The real genius of this scene lies in what isn’t said. Lin Xiao never raises her voice. She doesn’t argue. Instead, she watches—her gaze darting between Su Yan’s smirk, Chen Wei’s evasive eyes, and Madame Zhang’s tightening grip on that yellow shirt. That shirt, by the way, is no accident. It’s the same shade as Lin Xiao’s blouse. A visual echo. A reminder of where she came from—or where they think she belongs. When Madame Zhang finally steps forward, not to defend, but to *take* the stole from Lin Xiao’s arms, the camera lingers on Lin Xiao’s face: lips parted, breath held, a flicker of disbelief before resignation settles like dust. Her hand releases the fur—not in surrender, but in numb acceptance. And then, the twist: Su Yan snatches it back, not out of kindness, but possession. She wraps it around her own shoulders, smiling at Chen Wei as if presenting a trophy. ‘Let me handle this,’ she murmurs. Chen Wei nods. Just once. A micro-expression, but devastating. In that moment, Lin Xiao realizes: she’s not the wife. She’s the placeholder.
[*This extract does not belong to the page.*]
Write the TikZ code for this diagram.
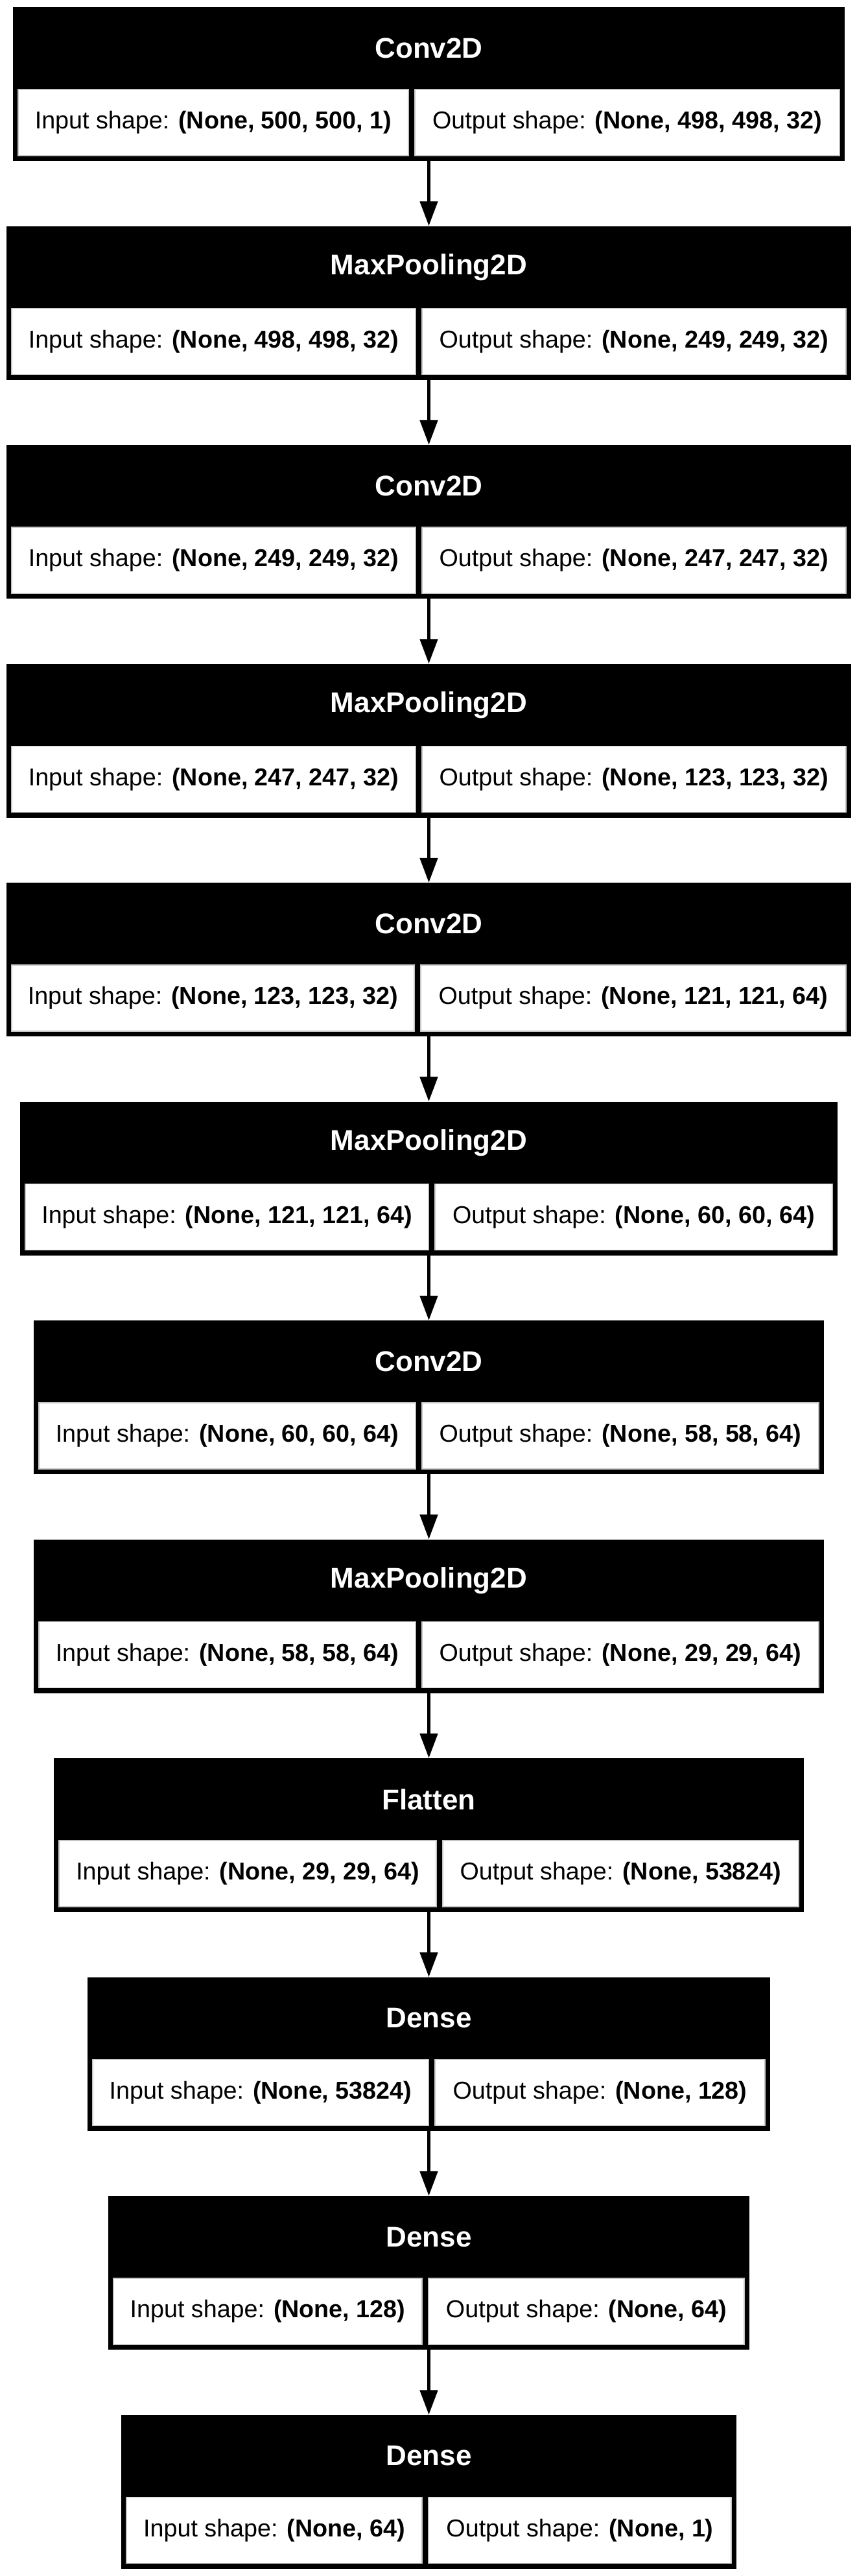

What follows is pure psychological choreography. Lin Xiao turns away, hand rising to her cheek—not to wipe tears, but to steady herself, as if verifying her own reflection still exists. Her earrings tremble. Meanwhile, Madame Zhang, suddenly flustered, pulls out her phone. Not to call for help—but to dial someone *else*. Her voice drops, urgent, pleading: ‘I found her… yes, the one he married… she’s here, with *her*…’ The camera cuts to Lin Xiao’s profile, her eyes widening just slightly. She hears it. Or senses it. The air thickens. The boutique, once serene, now feels like a cage of glass and judgment. Every garment on the rack seems to stare. Even the sales assistant—dressed in powder-blue with oversized collar—watches, mouth slightly open, caught between protocol and pity.

This is where *Oops! Turns Out My Husband Is a Billionaire* transcends melodrama. It doesn’t rely on shouting matches or slap scenes. It weaponizes silence, gesture, and sartorial semiotics. The stole isn’t just fur—it’s inheritance, legitimacy, access. Lin Xiao holding it was a temporary illusion of belonging; Su Yan wearing it is the reassertion of bloodline privilege. Chen Wei’s paralysis isn’t weakness—it’s the weight of expectation, the fear of choosing wrong in a world where every choice is public record. And Madame Zhang? She’s the bridge between old money and new pretenders, her floral blouse a metaphor for faded grandeur trying to cling to relevance. When she ends the call, her face is grim, not triumphant. She knows what’s coming. She’s not saving Lin Xiao. She’s containing the scandal.

The final shot—Lin Xiao walking toward the exit, back straight, chin up, but shoulders subtly slumped—is more heartbreaking than any sob. She doesn’t look back. Because looking back would mean acknowledging the lie she’s lived. The stole is gone. The marriage? Still standing. For now. But the cracks are visible, spiderwebbing across the surface of their perfect life. And we, the audience, are left wondering: when the truth erupts—as it inevitably will—will Chen Wei choose the woman who brought him warmth, or the one who guarantees his legacy? *Oops! Turns Out My Husband Is a Billionaire* isn’t just about wealth revelation; it’s about how easily love can be laundered through couture, how quickly dignity dissolves under the glare of designer lighting. Lin Xiao’s quiet endurance is the true revolution here—not in defiance, but in refusal to break. She walks out not defeated, but recalibrating. The next episode won’t be about shopping. It’ll be about burning the receipt.